Wilde investe em atmosfera, em um elenco compenetrado, e na exploração de um universo particular, que ela decalca de outras narrativas afins – e que não valem a pena serem mencionadas, pelo bem da ausência de spoiler. Mas tudo isso está em contexto reduzido, como se tivesse feito metade do trabalho. A atmosfera é boa, mas não é completa; o elenco é competente, mas ninguém está acima da média; o universo particular carece de maiores informações para que possamos comprar suas ideias. Nem está em cena uma parábola descolada da temporalidade, nem foi concebido um material que explore suficientemente as bordas de sua discussão atual, que é pertinente.

Se você pegar um desastre de maiores proporções, como o ‘Men’ de Alex Garland, os erros aqui são suavizados. Não é à toa o paralelismo, são filmes que estreiam com duas semanas de diferença um do outro, e ambos debatem a manutenção do patriarcado e uma certa busca por empoderamento feminino, necessário e justo. Se lá, o tamanho da seriedade com que trata o tema é um de seus maiores erros, Wilde sabe observar seu universo e tentar extrair ironia dele. Seu problema é que essa parábola já foi feita antes, com muito mais eficiência e brilhantismo; aqui, não demora para que percebamos que o melhor é não se preocupar mesmo, nem com a querida e nem com o longa.

Ainda que esteticamente, ‘Não se Preocupe, Querida’ esteja oferecendo ao público o melhor possível (fotografia esmerada de Matthew Libatique, de ‘Cisne Negro’, e trilha sonora eletrizante de John Powell, de ‘Shrek’), o filme parece sempre uma realização prestes a se concretizar. Isso nunca acontece, e se por um lado há de se entender a frustração por trás do projeto, por outro não podemos negar que a intenção na produção de não estar dentro de uma categorização banal. É um filme que, de tanto explorar uma metaforização a respeito do vazio – os ovos, a maquete solitária – acaba por adentrar nesse sentimento e não conseguir transmitir ao espectador a urgência que se esperaria de algo dessa natureza.

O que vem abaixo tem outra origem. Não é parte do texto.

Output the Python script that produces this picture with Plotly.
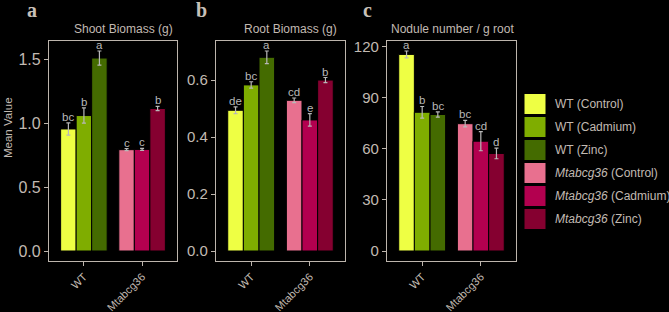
import plotly.graph_objects as go

W, H = 669, 312

groups = ["WT", "Mtabcg36"]
treatments = ["Control", "Cadmium", "Zinc"]
wt_colors = ["#EEFF44", "#7FAD00", "#446B00"]
mt_colors = ["#E8708F", "#B3004F", "#850030"]

# Panel a: Shoot Biomass (g)
shoot_wt = [0.955, 1.06, 1.51]
shoot_wt_err = [0.048, 0.06, 0.055]
shoot_mt = [0.793, 0.795, 1.115]
shoot_mt_err = [0.008, 0.008, 0.017]
shoot_wt_lbl = ["bc", "b", "a"]
shoot_mt_lbl = ["c", "c", "b"]

# Panel b: Root Biomass (g)
root_wt = [0.494, 0.583, 0.68]
root_wt_err = [0.012, 0.011, 0.022]
root_mt = [0.529, 0.46, 0.60]
root_mt_err = [0.008, 0.022, 0.009]
root_wt_lbl = ["de", "bc", "a"]
root_mt_lbl = ["cd", "e", "b"]

# Panel c: Nodule number / g root
nod_wt = [115.5, 81.5, 80.2]
nod_wt_err = [2.0, 3.4, 1.5]
nod_mt = [74.8, 64.5, 57.3]
nod_mt_err = [1.9, 5.6, 3.1]
nod_wt_lbl = ["a", "b", "bc"]
nod_mt_lbl = ["bc", "cd", "d"]

panel_titles = ["Shoot Biomass (g)", "Root Biomass (g)", "Nodule number / g root"]
panel_letters = ["a", "b", "c"]
tickvals_list = [[0, 0.5, 1.0, 1.5], [0, 0.2, 0.4, 0.6], [0, 30, 60, 90, 120]]
tickfmt_list = [".1f", ".1f", "d"]
legend_labels = ["WT (Control)", "WT (Cadmium)", "WT (Zinc)",
                 "<i>Mtabcg36</i> (Control)", "<i>Mtabcg36</i> (Cadmium)", "<i>Mtabcg36</i> (Zinc)"]

panels = [
    (shoot_wt, shoot_wt_err, shoot_mt, shoot_mt_err, shoot_wt_lbl, shoot_mt_lbl),
    (root_wt, root_wt_err, root_mt, root_mt_err, root_wt_lbl, root_mt_lbl),
    (nod_wt, nod_wt_err, nod_mt, nod_mt_err, nod_wt_lbl, nod_mt_lbl),
]

# pixel boxes of the three panels (left, right)
boxes_x = [(49, 177), (216, 345), (387, 516)]
title_cx = [123, 290, 452]
box_top, box_bot = 41, 261
tick_font_sizes = [16, 15, 15]

TXT = "#C2BAB2"
LINE = "#BDB5AD"
ERR = "#B8B8B8"
FONT = "Liberation Sans"

fig = go.Figure()
annotations = []
shapes = []

for p, (wt, wte, mt, mte, wtl, mtl) in enumerate(panels):
    xa = "x" if p == 0 else f"x{p+1}"
    ya = "y" if p == 0 else f"y{p+1}"
    for i, t in enumerate(treatments):
        fig.add_trace(go.Bar(
            x=[groups[0]], y=[wt[i]], xaxis=xa, yaxis=ya, offsetgroup=t,
            marker=dict(color=wt_colors[i], line=dict(color="black", width=1)),
            error_y=dict(type="data", array=[wte[i]], color=ERR, thickness=1.2, width=2),
            showlegend=False))
        fig.add_trace(go.Bar(
            x=[groups[1]], y=[mt[i]], xaxis=xa, yaxis=ya, offsetgroup=t,
            marker=dict(color=mt_colors[i], line=dict(color="black", width=1)),
            error_y=dict(type="data", array=[mte[i]], color=ERR, thickness=1.2, width=2),
            showlegend=False))
        for gi, (vals, errs, lbls) in enumerate([(wt, wte, wtl), (mt, mte, mtl)]):
            annotations.append(dict(
                x=gi + (i - 1) * 0.8 / 3, y=vals[i] + errs[i], xref=xa, yref=ya,
                text=lbls[i], showarrow=False, yanchor="bottom", yshift=-2,
                font=dict(family=FONT, size=11.5, color="#B8B8B8")))
    ymax = max([v + e for v, e in zip(wt + mt, wte + mte)])
    x0, x1 = boxes_x[p]
    dom_x = [x0 / W, x1 / W]
    dom_y = [1 - box_bot / H, 1 - box_top / H]
    axkey = "xaxis" if p == 0 else f"xaxis{p+1}"
    aykey = "yaxis" if p == 0 else f"yaxis{p+1}"
    fig.update_layout(**{
        axkey: dict(domain=dom_x, anchor=ya, type="category", range=[-0.6, 1.6],
                    categoryorder="array", categoryarray=groups,
                    showline=True, mirror=True, linecolor=LINE, linewidth=1.3,
                    ticks="outside", ticklen=4, tickcolor=LINE, tickangle=-45,
                    tickfont=dict(family=FONT, size=11, color=TXT),
                    showgrid=False, zeroline=False, fixedrange=True, automargin=False),
        aykey: dict(domain=dom_y, anchor=xa, range=[-0.05 * ymax, 1.05 * ymax],
                    tickvals=tickvals_list[p], tickformat=tickfmt_list[p],
                    showline=True, mirror=True, linecolor=LINE, linewidth=1.3,
                    ticks="outside", ticklen=4, tickcolor=LINE,
                    tickfont=dict(family=FONT, size=tick_font_sizes[p], color=TXT),
                    showgrid=False, zeroline=False, automargin=False, fixedrange=True),
    })
    annotations.append(dict(
        x=title_cx[p] / W, y=1 - 29 / H, xref="paper", yref="paper",
        text=panel_titles[p], showarrow=False, xanchor="center", yanchor="middle",
        font=dict(family=FONT, size=12, color=TXT)))

letter_x = [32, 201, 367]
for p in range(3):
    annotations.append(dict(
        x=letter_x[p] / W, y=1 - 10 / H, xref="paper", yref="paper",
        text=f"<b>{panel_letters[p]}</b>", showarrow=False, xanchor="center", yanchor="middle",
        font=dict(family="Liberation Serif", size=20, color="#C8C0B8")))

annotations.append(dict(
    x=8 / W, y=1 - 128 / H, xref="paper", yref="paper", text="Mean Value",
    textangle=-90, showarrow=False, xanchor="center", yanchor="middle",
    font=dict(family=FONT, size=11.5, color=TXT)))

# legend
leg_colors = wt_colors + mt_colors
for k in range(6):
    top = 93.5 + 23 * k
    shapes.append(dict(type="rect", xref="paper", yref="paper",
                       x0=524 / W, x1=546 / W, y0=1 - (top + 21) / H, y1=1 - top / H,
                       fillcolor=leg_colors[k], line=dict(color="black", width=1)))
    annotations.append(dict(
        x=553 / W, y=1 - (top + 10.5) / H, xref="paper", yref="paper",
        text=legend_labels[k], showarrow=False, xanchor="left", yanchor="middle",
        font=dict(family=FONT, size=12, color=TXT)))

fig.update_layout(
    width=W, height=H, margin=dict(l=0, r=0, t=0, b=0),
    paper_bgcolor="black", plot_bgcolor="black",
    barmode="group", bargap=0.2, bargroupgap=0,
    annotations=annotations, shapes=shapes, showlegend=False,
)

fig.write_html("out.html", config={"displayModeBar": False},
               post_script="document.body.style.margin='0';document.body.style.padding='0';"
                           "document.body.style.background='black';")
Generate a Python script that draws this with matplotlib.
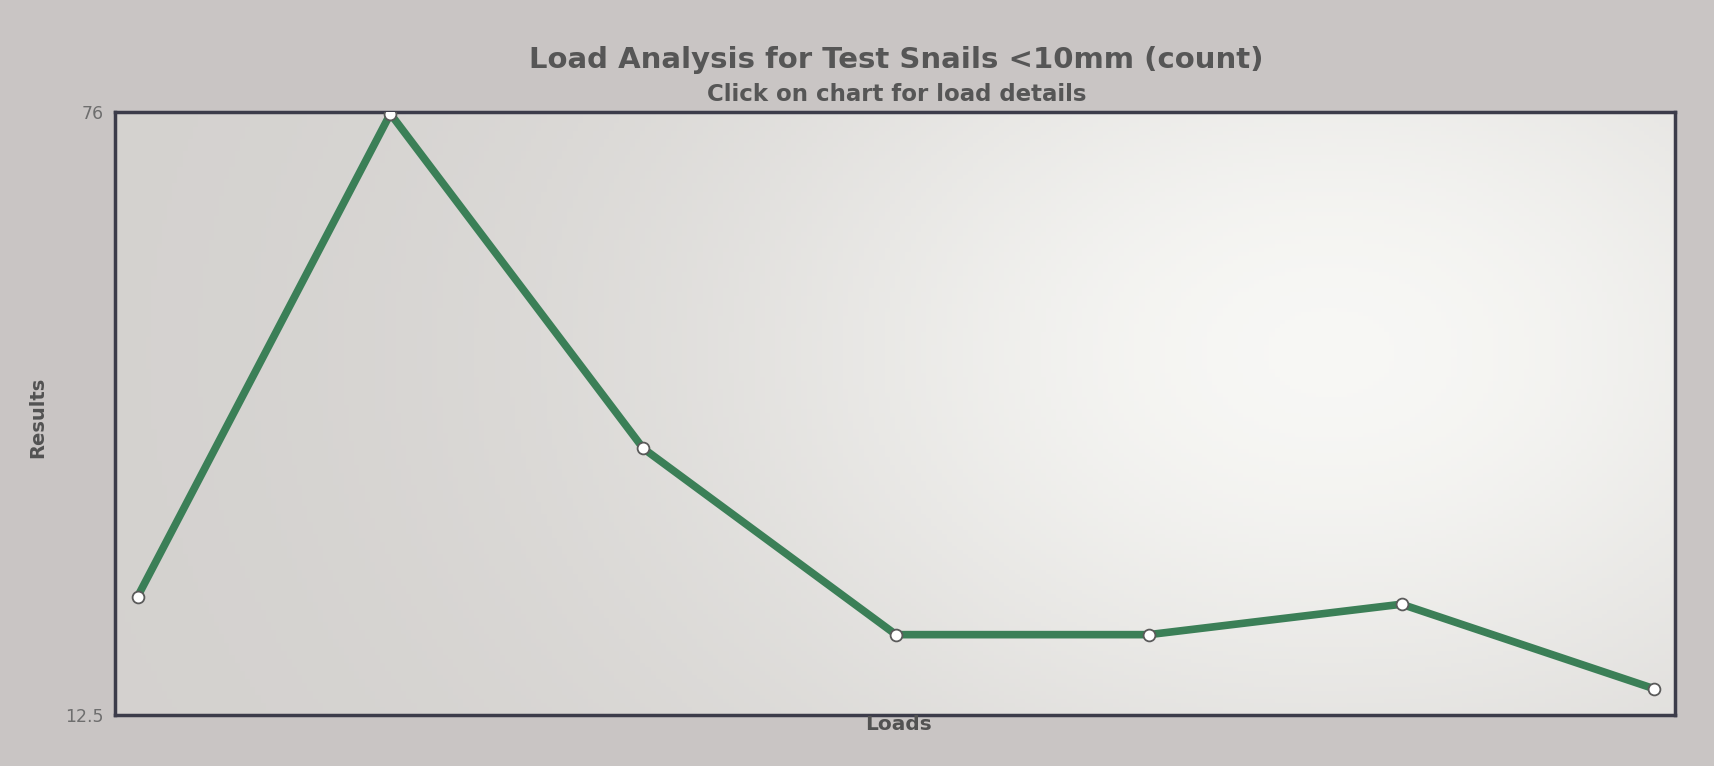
import matplotlib
matplotlib.use("Agg")
import matplotlib.pyplot as plt
import numpy as np

loads = ["1", "2", "3", "4", "5", "6", "7"]
results = [25.0, 75.8, 40.6, 21.0, 21.0, 24.2, 15.3]
y_ticks = [12.5, 76]
y_tick_labels = ["12.5", "76"]

title = "Load Analysis for Test Snails <10mm (count)"
subtitle = "Click on chart for load details"

fig = plt.figure(figsize=(17.14, 7.66), dpi=100, facecolor="#c9c5c4")
ax = fig.add_axes([0.067, 0.066, 0.91, 0.788])

# soft photographic background gradient inside plot area
gx = np.linspace(0, 1, 300)
gy = np.linspace(0, 1, 150)
GX, GY = np.meshgrid(gx, gy)
glow = np.exp(-(((GX - 0.78) / 0.42) ** 2 + ((GY - 0.6) / 0.75) ** 2))
base = np.array([0.83, 0.82, 0.81])
light = np.array([0.97, 0.97, 0.96])
img = base[None, None, :] + (light - base)[None, None, :] * glow[:, :, None]
ax.imshow(img, extent=[0, 1, 0, 1], transform=ax.transAxes, aspect="auto",
          zorder=0, origin="lower")

x = np.arange(len(loads))
ax.plot(x, results, color="#3b7f57", linewidth=5.5, solid_capstyle="round",
        solid_joinstyle="round", zorder=3)
ax.plot(x, results, linestyle="none", marker="o", markersize=8.5,
        markerfacecolor="white", markeredgecolor="#5a5a5a", markeredgewidth=1.3,
        zorder=4)

ax.set_xlim(-0.09, len(loads) - 1 + 0.08)
ax.set_ylim(12.5, 76)
ax.set_yticks(y_ticks)
ax.set_yticklabels(y_tick_labels, fontsize=12.5, color="#6e6e6e")
ax.set_xticks([])
ax.tick_params(axis="y", length=0, pad=8)

for s in ax.spines.values():
    s.set_color("#3c3c4a")
    s.set_linewidth(2.5)

fig.text(0.523, 0.922, title, ha="center", va="center", fontsize=21,
         fontweight="bold", color="#565656")
fig.text(0.523, 0.877, subtitle, ha="center", va="center", fontsize=16.5,
         fontweight="bold", color="#565656")
fig.text(0.022, 0.455, "Results", ha="center", va="center", rotation=90,
         fontsize=14, fontweight="bold", color="#525252")
fig.text(0.524, 0.054, "Loads", ha="center", va="center", fontsize=14.5,
         fontweight="bold", color="#525252")

fig.savefig("out.png", dpi=100, facecolor=fig.get_facecolor())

O espectador menos exigente irá se empolgar pelos ‘plot twists’ contínuos, mas já acompanhamos tantas vezes essa ideia explorada aqui, que rapidamente nada interessa muito. Porque suas observações sobre tais eventos são rasas ou incompletas, e isso é muito pesaroso de se assistir. Seria uma narrativa relevante, tergiversa mais uma vez sobre o plano mundial do Homem em subjugar a mulher e torná-la impotente e inferior, sem precisar recorrer ao feminicídio – afinal, mata-se uma mulher de diferentes maneiras, inclusive arrancando dela seu livre arbítrio e seu desejo de liberdade. Mas Wilde deixou todas essas informações muito mais no campo das ideias do que da apresentação das mesmas.

Então, temos um enorme castelo montado com a melhor argamassa possível, mas cujo interior parece retirado de inúmeros outros ambientes iguais, e onde ainda nada tem a profundidade que deveria. Os personagens parecem vagos demais para que algo seja concretizado; angustia observar que o personagem de Harry Styles tinha um mote de atuação dos mais interessantes, mas cujo desenvolvimento ficou no papel. Soa como um grande ‘quase’, e filme nenhum deveria ser assombrado pela certeza de que a realização foi vã. Na verdade, nenhum escândalo pode ser maior que isso, um filme cujas possibilidades nunca são concretizadas, e que tinha todo o potencial para isso.